Exercise goal:
Pick out the lines containing "chart".

Raw data:

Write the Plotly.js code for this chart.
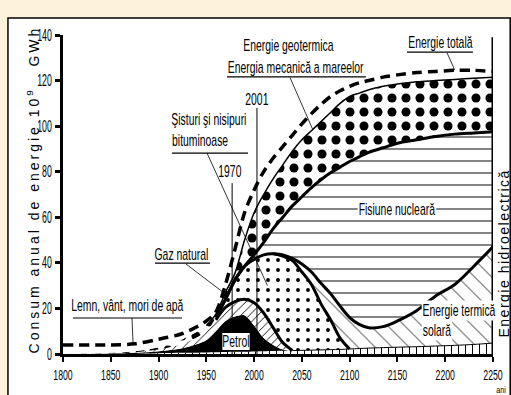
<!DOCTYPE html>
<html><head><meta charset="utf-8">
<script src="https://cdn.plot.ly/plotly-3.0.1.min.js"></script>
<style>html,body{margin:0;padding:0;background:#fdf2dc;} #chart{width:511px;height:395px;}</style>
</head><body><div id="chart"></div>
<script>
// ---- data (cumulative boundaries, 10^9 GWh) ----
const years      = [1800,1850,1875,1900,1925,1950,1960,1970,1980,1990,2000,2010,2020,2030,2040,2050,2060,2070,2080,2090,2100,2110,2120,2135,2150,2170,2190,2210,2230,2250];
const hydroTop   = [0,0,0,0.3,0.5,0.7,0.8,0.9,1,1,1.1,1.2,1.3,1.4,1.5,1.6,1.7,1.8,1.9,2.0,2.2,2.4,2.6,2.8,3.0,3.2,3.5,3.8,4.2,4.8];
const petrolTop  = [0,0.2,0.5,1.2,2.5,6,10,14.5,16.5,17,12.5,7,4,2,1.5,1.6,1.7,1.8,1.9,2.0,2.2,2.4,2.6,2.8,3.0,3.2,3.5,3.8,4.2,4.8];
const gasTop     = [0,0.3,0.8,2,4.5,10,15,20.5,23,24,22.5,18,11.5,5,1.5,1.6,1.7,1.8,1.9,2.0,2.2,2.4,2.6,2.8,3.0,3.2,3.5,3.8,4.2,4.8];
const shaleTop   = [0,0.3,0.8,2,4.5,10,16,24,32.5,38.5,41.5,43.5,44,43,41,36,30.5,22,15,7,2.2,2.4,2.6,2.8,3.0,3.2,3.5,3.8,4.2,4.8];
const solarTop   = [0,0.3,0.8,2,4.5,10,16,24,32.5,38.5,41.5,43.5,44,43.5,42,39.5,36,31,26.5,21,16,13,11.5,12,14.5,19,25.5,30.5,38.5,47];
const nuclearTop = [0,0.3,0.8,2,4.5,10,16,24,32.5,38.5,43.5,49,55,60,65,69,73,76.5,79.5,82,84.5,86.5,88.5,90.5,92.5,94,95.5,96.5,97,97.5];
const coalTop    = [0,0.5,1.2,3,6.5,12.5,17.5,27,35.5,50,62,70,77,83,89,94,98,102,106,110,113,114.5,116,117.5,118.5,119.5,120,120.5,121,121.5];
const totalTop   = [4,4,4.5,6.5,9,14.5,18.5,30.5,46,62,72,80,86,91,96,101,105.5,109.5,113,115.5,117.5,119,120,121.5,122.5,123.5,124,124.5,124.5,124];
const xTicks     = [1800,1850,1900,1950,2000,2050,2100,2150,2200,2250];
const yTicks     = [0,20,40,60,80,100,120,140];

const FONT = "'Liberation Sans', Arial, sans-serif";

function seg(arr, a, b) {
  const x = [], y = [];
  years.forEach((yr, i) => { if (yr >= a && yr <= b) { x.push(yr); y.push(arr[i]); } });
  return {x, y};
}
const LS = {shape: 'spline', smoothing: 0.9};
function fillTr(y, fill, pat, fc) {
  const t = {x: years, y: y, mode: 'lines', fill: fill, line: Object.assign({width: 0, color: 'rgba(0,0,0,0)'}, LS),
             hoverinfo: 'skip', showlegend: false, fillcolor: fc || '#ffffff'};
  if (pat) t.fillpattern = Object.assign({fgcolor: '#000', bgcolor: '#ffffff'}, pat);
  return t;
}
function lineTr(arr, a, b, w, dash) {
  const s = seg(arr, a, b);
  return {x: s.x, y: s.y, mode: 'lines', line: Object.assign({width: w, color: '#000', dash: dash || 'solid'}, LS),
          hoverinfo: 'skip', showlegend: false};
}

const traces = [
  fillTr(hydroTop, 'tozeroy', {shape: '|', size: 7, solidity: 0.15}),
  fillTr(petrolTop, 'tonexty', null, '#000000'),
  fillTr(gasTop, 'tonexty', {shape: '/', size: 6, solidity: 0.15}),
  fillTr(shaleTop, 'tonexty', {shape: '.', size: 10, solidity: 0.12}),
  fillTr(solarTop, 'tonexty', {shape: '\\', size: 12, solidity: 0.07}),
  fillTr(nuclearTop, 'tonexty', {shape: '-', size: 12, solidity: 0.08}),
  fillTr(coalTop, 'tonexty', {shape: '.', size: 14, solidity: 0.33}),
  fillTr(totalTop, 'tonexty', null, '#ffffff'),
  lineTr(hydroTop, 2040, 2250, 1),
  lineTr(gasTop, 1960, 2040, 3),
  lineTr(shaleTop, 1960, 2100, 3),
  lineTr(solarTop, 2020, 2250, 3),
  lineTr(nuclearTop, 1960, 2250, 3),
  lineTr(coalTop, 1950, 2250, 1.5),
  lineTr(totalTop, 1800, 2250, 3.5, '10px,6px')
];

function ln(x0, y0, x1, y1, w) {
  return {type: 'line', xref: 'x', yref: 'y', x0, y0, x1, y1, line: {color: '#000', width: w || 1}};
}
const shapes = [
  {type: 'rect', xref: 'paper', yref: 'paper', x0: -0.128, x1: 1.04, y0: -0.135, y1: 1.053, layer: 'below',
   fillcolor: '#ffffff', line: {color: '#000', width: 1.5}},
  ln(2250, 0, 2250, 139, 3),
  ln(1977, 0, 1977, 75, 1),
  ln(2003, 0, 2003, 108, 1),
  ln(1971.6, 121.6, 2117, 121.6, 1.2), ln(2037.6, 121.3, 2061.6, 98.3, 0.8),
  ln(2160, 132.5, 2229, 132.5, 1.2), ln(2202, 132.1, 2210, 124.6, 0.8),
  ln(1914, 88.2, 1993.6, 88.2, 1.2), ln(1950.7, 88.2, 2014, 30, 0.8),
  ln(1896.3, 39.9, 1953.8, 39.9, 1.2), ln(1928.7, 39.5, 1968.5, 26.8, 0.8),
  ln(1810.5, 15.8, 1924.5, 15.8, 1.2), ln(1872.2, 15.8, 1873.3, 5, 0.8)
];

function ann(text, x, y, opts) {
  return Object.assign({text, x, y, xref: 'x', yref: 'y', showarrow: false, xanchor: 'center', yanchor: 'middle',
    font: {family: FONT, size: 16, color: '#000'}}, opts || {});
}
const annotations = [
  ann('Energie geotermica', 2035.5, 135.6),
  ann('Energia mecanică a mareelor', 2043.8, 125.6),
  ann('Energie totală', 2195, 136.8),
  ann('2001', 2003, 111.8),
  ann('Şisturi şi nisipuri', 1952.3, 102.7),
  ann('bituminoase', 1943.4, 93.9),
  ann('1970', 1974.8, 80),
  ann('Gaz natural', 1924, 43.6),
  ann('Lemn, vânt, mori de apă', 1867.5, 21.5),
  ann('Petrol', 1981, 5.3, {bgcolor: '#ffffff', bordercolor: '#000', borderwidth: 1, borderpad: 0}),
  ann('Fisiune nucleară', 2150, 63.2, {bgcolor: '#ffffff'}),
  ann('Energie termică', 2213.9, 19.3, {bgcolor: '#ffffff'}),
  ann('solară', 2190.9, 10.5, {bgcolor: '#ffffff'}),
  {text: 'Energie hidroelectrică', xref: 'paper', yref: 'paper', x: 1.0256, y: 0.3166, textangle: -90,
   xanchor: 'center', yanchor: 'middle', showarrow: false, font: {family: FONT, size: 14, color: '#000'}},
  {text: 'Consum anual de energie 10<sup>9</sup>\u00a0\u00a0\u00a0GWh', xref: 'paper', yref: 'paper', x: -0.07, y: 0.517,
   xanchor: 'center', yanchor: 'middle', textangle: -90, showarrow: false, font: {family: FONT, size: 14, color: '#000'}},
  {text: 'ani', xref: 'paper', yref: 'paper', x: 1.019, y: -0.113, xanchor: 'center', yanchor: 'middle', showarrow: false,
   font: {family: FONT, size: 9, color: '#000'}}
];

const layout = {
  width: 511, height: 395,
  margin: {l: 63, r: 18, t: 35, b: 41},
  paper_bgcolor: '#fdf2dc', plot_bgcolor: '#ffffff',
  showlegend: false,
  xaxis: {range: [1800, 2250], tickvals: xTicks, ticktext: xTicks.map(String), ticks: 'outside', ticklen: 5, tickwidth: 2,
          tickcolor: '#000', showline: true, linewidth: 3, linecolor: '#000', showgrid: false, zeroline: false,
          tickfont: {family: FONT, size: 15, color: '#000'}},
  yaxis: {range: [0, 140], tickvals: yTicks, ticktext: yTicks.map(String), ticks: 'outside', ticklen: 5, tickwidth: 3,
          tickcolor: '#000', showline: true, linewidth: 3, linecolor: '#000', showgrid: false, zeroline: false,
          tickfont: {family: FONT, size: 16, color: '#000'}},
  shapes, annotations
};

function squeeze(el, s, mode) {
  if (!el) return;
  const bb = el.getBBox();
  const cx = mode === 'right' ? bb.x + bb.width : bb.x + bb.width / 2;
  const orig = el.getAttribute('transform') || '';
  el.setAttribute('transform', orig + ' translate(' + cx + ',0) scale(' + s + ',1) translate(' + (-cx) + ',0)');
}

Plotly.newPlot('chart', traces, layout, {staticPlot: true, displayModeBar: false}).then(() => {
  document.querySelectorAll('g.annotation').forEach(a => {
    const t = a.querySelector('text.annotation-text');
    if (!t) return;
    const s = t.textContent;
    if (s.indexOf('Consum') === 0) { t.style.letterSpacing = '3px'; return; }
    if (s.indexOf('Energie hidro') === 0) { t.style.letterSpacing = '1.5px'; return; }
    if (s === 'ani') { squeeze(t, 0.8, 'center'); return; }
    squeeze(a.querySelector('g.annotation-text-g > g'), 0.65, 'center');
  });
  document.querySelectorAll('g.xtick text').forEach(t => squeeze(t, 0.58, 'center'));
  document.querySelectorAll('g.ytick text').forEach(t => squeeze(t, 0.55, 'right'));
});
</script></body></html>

Result for this exercise:
Write the Plotly.js code for this chart.
<style>html,body{margin:0;padding:0;background:#fdf2dc;} #chart{width:511px;height:395px;}</style>
</head><body><div id="chart"></div>
Plotly.newPlot('chart', traces, layout, {staticPlot: true, displayModeBar: false}).then(() => {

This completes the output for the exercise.